Negare il dolore non serve a cancellarlo: lo rende solo più forte perché gli si consente di scavare l’anima, di toglierci il fiato di giorno e di invadere i nostri sogni di notte. Chi teme di affrontare il dolore corre il rischio di diventarne prigioniero e di ritrovarsi ad interpretare la realtà attraverso chiavi di lettura soggettive permeate di sfiducia e pessimismo.
Congelare la sofferenza emotiva ha l’effetto di una droga: ci fa sentire invulnerabili solo in apparenza, ha una riuscita temporanea e ci rende dipendenti da tutti quei fattori di distrazione che ci distolgono da noi stessi.
Anche la quotidianità rischia di subire violenti scossoni: tutto ciò che prima apparteneva alla routine, diviene improvvisamente faticoso, ciò che prima dava piacere e gratificazione, diventa insapore; spesso è indispensabile concedere a se stessi e ai propri bisogni emotivi uno spazio appropriato per esprimersi prima di ritornare ad occuparsi in modo funzionale ed efficace delle incombenze quotidiane.
Le emozioni negative ed il senso del dovere, infatti, sono come due conoscenti pronti ad entrare apertamente in conflitto tra loro e a dichiararsi apertamente guerra quando le pressioni esterne (incombenze quotidiane, consegne lavorative, gestione della casa e dei figli ecc) non consentono più una pacifica convivenza.
Chiudersi a riccio per paura
Quando il desiderio di mollare tutto prende il sopravvento, il pensiero richiama l’attenzione su quello che ci manca e ci invita a fermarci per iniziarne la ricerca. Le assenze, i vuoti, il non detto, l’amore non ricambiato, l’abbraccio non ricevuto, il conforto atteso invano, il desiderio inappagato sono ciò che pesa di più nello zaino che ognuno di noi porta sulle spalle quando attraversa la strada della vita.
Quando il peso del fardello è così difficile da sopportare da soli, è consigliabile fermarsi e cercare qualcuno che ci sollevi dalla fatica quanto basta per sentire il desiderio di ricominciare.
Se invece si sceglie di chiudersi a riccio, non solo si rischia di restare schiacciati sotto il peso insopportabile del proprio malessere psicologico, ma addirittura di non ricevere soccorso da chi ci circonda, soprattutto se ci siamo mostrati sfuggenti ed evitanti per il timore che alla nostra richiesta di supporto non seguisse nessuna mano tesa.
Con un atteggiamento di questo tipo, si corre il rischio di allontanare anche chi, nonostante la nostra reticenza a farci aiutare, ha provato a sfidare i nostri aculei, senza timore di pungersi.

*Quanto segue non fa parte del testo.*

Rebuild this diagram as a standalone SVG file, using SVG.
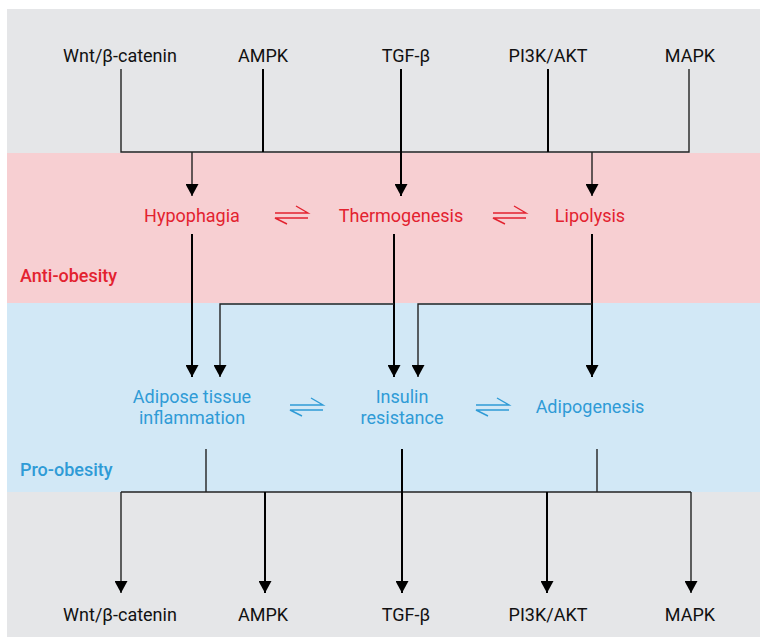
<svg xmlns="http://www.w3.org/2000/svg" width="761" height="637" viewBox="0 0 761 637">
<defs>
<marker id="ah" markerUnits="userSpaceOnUse" markerWidth="12" markerHeight="13" viewBox="0 0 12 13" refX="12" refY="6.5" orient="auto">
<path d="M0,0 L12,6.5 L0,13 z" fill="#000"/>
</marker>
<style>
text{font-family:Roboto,"Liberation Sans",sans-serif;font-size:18px;text-anchor:middle}
.k{fill:#111}
.r{fill:#e3222f}
.b{fill:#2f9bd6}
.lab{font-weight:500;text-anchor:start}
.thick{stroke:#000;stroke-width:2;fill:none}
.thin{stroke:#222;stroke-width:1.4;fill:none}
.eq{fill:none;stroke-width:1.4}
</style>
</defs>
<rect x="7" y="9" width="753" height="628" fill="#e5e6e8"/>
<rect x="7" y="153" width="753" height="150" fill="#f7cfd2"/>
<rect x="7" y="303" width="753" height="189" fill="#d2e8f6"/>

<g id="connectors">
<path class="thin" d="M121,69 V152 H689 V69"/>
<path class="thick" d="M263,69 V152"/>
<path class="thick" d="M548,69 V152"/>
<path class="thick" d="M401,69 V196" marker-end="url(#ah)"/>
<path class="thin" d="M192,152 V196" marker-end="url(#ah)"/>
<path class="thin" d="M592,152 V196" marker-end="url(#ah)"/>
<path class="thick" d="M192,234 V377" marker-end="url(#ah)"/>
<path class="thick" d="M394,234 V377" marker-end="url(#ah)"/>
<path class="thick" d="M592,234 V377" marker-end="url(#ah)"/>
<path class="thin" d="M394,304 H220 V377" marker-end="url(#ah)"/>
<path class="thin" d="M592,304 H418 V377" marker-end="url(#ah)"/>
<path class="thin" d="M206,449 V492"/>
<path class="thin" d="M597,449 V492"/>
<path class="thin" d="M121,492 H691"/>
<path class="thin" d="M121,492 V593" marker-end="url(#ah)"/>
<path class="thick" d="M265,492 V593" marker-end="url(#ah)"/>
<path class="thick" d="M402,449 V593" marker-end="url(#ah)"/>
<path class="thick" d="M547,492 V593" marker-end="url(#ah)"/>
<path class="thin" d="M691,492 V593" marker-end="url(#ah)"/>
<path class="eq" stroke="#e3222f" d="M275,213 H308 L296,206 M308,218 H275 L287,224"/>
<path class="eq" stroke="#e3222f" d="M493,213 H526 L514,206 M526,218 H493 L505,224"/>
<path class="eq" stroke="#2f9bd6" d="M290,405 H323 L311,398 M323,410 H290 L302,416"/>
<path class="eq" stroke="#2f9bd6" d="M476,405 H509 L497,398 M509,410 H476 L488,416"/>
</g>

<g id="top-wnt"><text class="k" x="120" y="62">Wnt/β-catenin</text></g>
<g id="top-ampk"><text class="k" x="263" y="62">AMPK</text></g>
<g id="top-tgf"><text class="k" x="406" y="62">TGF-β</text></g>
<g id="top-pi3k"><text class="k" x="548" y="62">PI3K/AKT</text></g>
<g id="top-mapk"><text class="k" x="690" y="62">MAPK</text></g>

<g id="hypophagia"><text class="r" x="192" y="222">Hypophagia</text></g>
<g id="thermogenesis"><text class="r" x="401" y="222">Thermogenesis</text></g>
<g id="lipolysis"><text class="r" x="590" y="222">Lipolysis</text></g>
<g id="anti-obesity"><text class="r lab" x="20" y="282">Anti-obesity</text></g>

<g id="adipose"><text class="b" x="192" y="403">Adipose tissue</text><text class="b" x="192" y="424">inflammation</text></g>
<g id="insulin"><text class="b" x="402" y="403">Insulin</text><text class="b" x="402" y="424">resistance</text></g>
<g id="adipogenesis"><text class="b" x="590" y="413">Adipogenesis</text></g>
<g id="pro-obesity"><text class="b lab" x="20" y="476">Pro-obesity</text></g>

<g id="bot-wnt"><text class="k" x="120" y="621">Wnt/β-catenin</text></g>
<g id="bot-ampk"><text class="k" x="263" y="621">AMPK</text></g>
<g id="bot-tgf"><text class="k" x="406" y="621">TGF-β</text></g>
<g id="bot-pi3k"><text class="k" x="548" y="621">PI3K/AKT</text></g>
<g id="bot-mapk"><text class="k" x="690" y="621">MAPK</text></g>
</svg>
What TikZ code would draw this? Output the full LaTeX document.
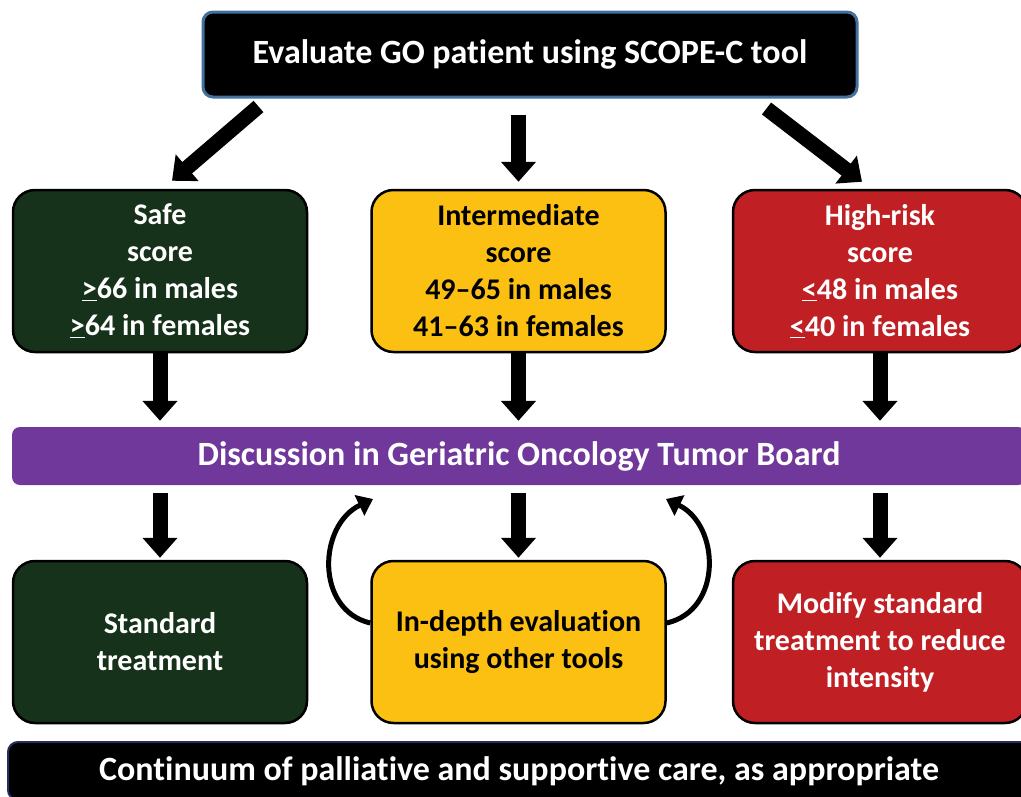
\documentclass[tikz,border=0pt]{standalone}
\usepackage{fontspec}
\setmainfont{Carlito}[Ligatures={TeX,NoCommon}]
\usetikzlibrary{arrows.meta}

\definecolor{safegreen}{HTML}{17321A}
\definecolor{midyellow}{HTML}{FBC012}
\definecolor{riskred}{HTML}{C02024}
\definecolor{boardpurple}{HTML}{70389A}
\definecolor{edgeblue}{HTML}{41719C}
\definecolor{edgenavy}{HTML}{252E5E}

\begin{document}
\begin{tikzpicture}[x=1pt,y=-1pt,
	every node/.style={font=\bfseries\fontsize{30}{37}\selectfont,align=center,inner sep=0pt},
	scorebox/.style={draw=black,line width=2.5pt,rounded corners=22pt,minimum width=294pt,minimum height=162pt},
	bar/.style={minimum height=58pt,text=white,font=\bfseries\fontsize{34}{40}\selectfont},
	blockarrow/.style={line width=15pt,-{Triangle[width=34pt,length=20pt]}},
	loopback/.style={line width=5pt,-{Triangle[width=22pt,length=15pt]}},]

\useasboundingbox (0,0) rectangle (1021,796);

\node[bar,draw=edgeblue,line width=3pt,rounded corners=10pt,fill=black,
      minimum width=654pt,minimum height=85pt] (top) at (530,54.5) {Evaluate GO patient using SCOPE-C tool};

\node[scorebox,fill=safegreen,text=white] (safe) at (160,271) {Safe\\score\\\underline{>}66 in males\\\underline{>}64 in females};
\node[scorebox,fill=midyellow] (inter) at (518.5,271) {Intermediate\\score\\49--65 in males\\41--63 in females};
\node[scorebox,fill=riskred,text=white] (high) at (880,271) {High-risk\\score\\\underline{<}48 in males\\\underline{<}40 in females};

\node[bar,fill=boardpurple,rounded corners=8pt,minimum width=1014pt] (board) at (519,456) {Discussion in Geriatric Oncology Tumor Board};

\node[scorebox,fill=safegreen,text=white] (standard) at (160,642) {Standard\\treatment};
\node[scorebox,fill=midyellow] (indepth) at (518.5,642) {In-depth evaluation\\using other tools};
\node[scorebox,fill=riskred,text=white] (modify) at (880,642) {Modify standard\\treatment to reduce\\intensity};

\node[bar,fill=black,draw=edgenavy,line width=2pt,rounded corners=10pt,minimum width=1022pt] (care) at (519,771) {Continuum of palliative and supportive care, as appropriate};

% arrows out of the top box
\draw[blockarrow] ([xshift=57pt,yshift=-8pt]top.south west) -- ([xshift=12pt,yshift=8pt]safe.north);
\draw[blockarrow] ([yshift=-16pt]top.south -| inter.north) -- ([yshift=7pt]inter.north);
\draw[blockarrow] ([xshift=-92pt,yshift=-10pt]top.south east) -- ([xshift=-18pt,yshift=7pt]high.north);

% into and out of the board
\foreach \a/\b in {safe/standard,inter/indepth,high/modify}{
	\draw[blockarrow,shorten >=6pt] (\a.south) -- (\a.south |- board.north);
	\draw[blockarrow,shorten <=8pt,shorten >=2pt] (\b.north |- board.south) -- (\b.north);
}

% loops back to the board
\coordinate (backleft) at (373,499);
\coordinate (backright) at (666,499);
\draw[loopback] ([yshift=19pt]indepth.west) .. controls (315,610) and (318,525) .. (backleft);
\draw[loopback] ([yshift=19pt]indepth.east) .. controls (723,610) and (720,525) .. (backright);
\end{tikzpicture}
\end{document}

Quando la sofferenza è troppo grande per essere gestita da soli, è fondamentale chiedere aiuto: raccontare il dolore non solo non ci rende più deboli, ma spesso ci fortifica; condividerlo non ci rende più vulnerabili, ma ci regala un nuovo senso di leggerezza; abbandonarsi all’altro non equivale ad una sconfitta ma spalanca le porte ad una possibilità.
Sofferenza psichica: scelta di comodo o ultima spiaggia?
Nessuno sceglie di stare male, ne di incatenarsi ad una prigione fatta di insofferenza e frustrazione: le ragioni profonde alla base di un disagio psicologico (o di un conclamato disturbo) sono sempre numerose, oltre che molto complesse.
Quando conducono il soggetto ad una condizione di malessere insostenibile, ciascuno si difende come meglio può. Divenire consapevoli di questo, potrebbe contribuire a guardare alla sofferenza psichica con il rispetto che gli è dovuto, piuttosto che giudicarla come se si trattasse di una scelta di comodo.
Spesso, quelle che ci sembrano gelide, anaffettive, impenetrabili, o semplicemente bizzarre sono persone che in passato hanno chiesto con insistenza che le loro emozioni fossero ascoltate, decodificate e accolte.
Avendo visto la loro richiesta cadere nell’oblio e il loro bisogno restare insoddisfatto, hanno imparato a chiudere la porta, visto che lasciarla aperta facilitava solo l’ingresso di un assordante silenzio.
Quanto più un comportamento altrui ci appare insensato e improbabile, tanto più è probabile che sottenda una logica incontrovertibile alla luce dei fatti che l’hanno determinato. Spesso è sufficiente cambiare prospettiva per coglierne l’essenza, individuare la corretta chiave di lettura e attivarsi per dare il proprio contributo.